Battling back from burnout is challenging. Pursuing a job change can sometimes help the situation, but you often can make simple adjustments to your current position that greatly enhance your satisfaction.
Identify What Inspires You
Consider what prompted you to enter the IT field in the first place. Do you love the challenge of figuring out technical problems? Do you enjoy collaborating with others on large-scale initiatives? If the qualities that motivate you are missing from your current position, meet with your supervisor to see if there are ways to modify your role.
Learn From It All
Understanding the factors that contributed to your decline in motivation also can help you move in a more positive direction. Think about what has contributed to your burnout: Is it the feeling that projects are out of your control? Have your own actions exacerbated the problem? For example, you may have set an overly ambitious timeline for completing complex modifications to an application, creating unnecessary stress and obstacles to the project’s success. Learn what you can from your past experiences and adjust your actions going forward. Even small changes to your routine, such as seeking assistance from your manager when you have too many projects on your plate, can help brighten your outlook.
Also consider whether your expectations about your job may have played a part in your decline in motivation. For instance, you may have accepted your current position believing you would get to work with the latest technologies. Later, you found that the company wasn’t as quick to make the investments as you’d expected. If this factor is critical to your job satisfaction, you may need to take action, either through learning the technologies on your own time or by pursuing opportunities with another company.
Look at Your Schedule
The way you manage your time also can affect your ability to rebound from a low point in your career. If you are overbooked or expending too much energy on non-critical initiatives, you may be creating additional pressures at work. Try keeping an hourly record of your activities for a week and divide the findings into categories such as “troubleshooting technical problems,” “researching technology purchases” and “responding to e-mails from colleagues.” Are you devoting adequate time to the highest priorities?
In addition, make sure you allow time to periodically recharge. By taking five- or 10-minute breaks throughout your workday, you can counteract stress and maximize your performance on the job. Be sure to use your vacation days as well. Getting away from the office can give you a fresh perspective on your situation and allows you to return with new focus and energy.
It’s also useful to talk to a trusted mentor or colleague who can provide candid feedback on your situation.
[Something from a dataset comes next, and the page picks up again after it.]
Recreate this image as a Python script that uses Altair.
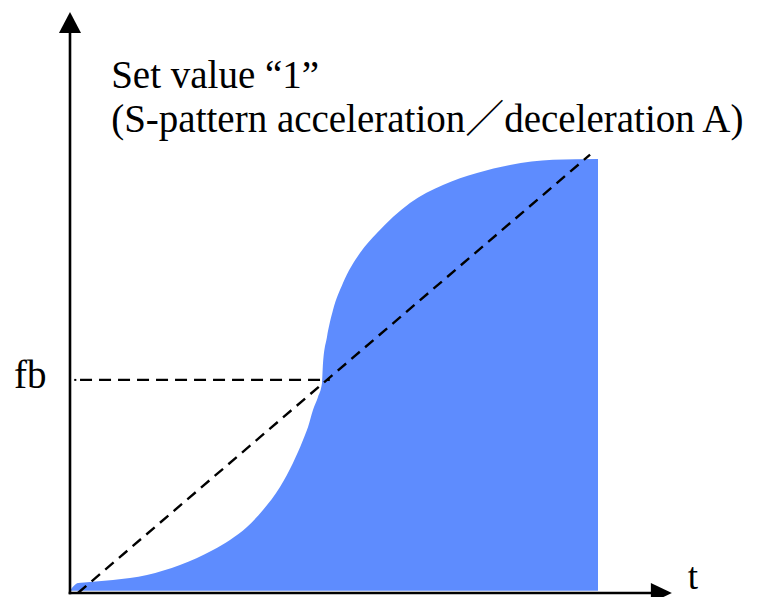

They might have faced a similar challenge in their own careers and may be able to recommend ways to bounce back. In addition, discussing your concerns and frustrations openly can help you develop your own solutions and alleviate feelings of isolation.
Getting involved with professional associations is another beneficial strategy. Attending programs about the latest technology trends and talking with other IT professionals can generate new ideas or approaches to your work, which can renew your enthusiasm.
Bouncing back from burnout won’t happen overnight. Identify what inspires you at work, make changes to your job and schedule as needed and ask others for advice. Over time, you will find that you are making positive changes that not only enhance your motivation, but also set you on a path toward achieving your long-term career goals.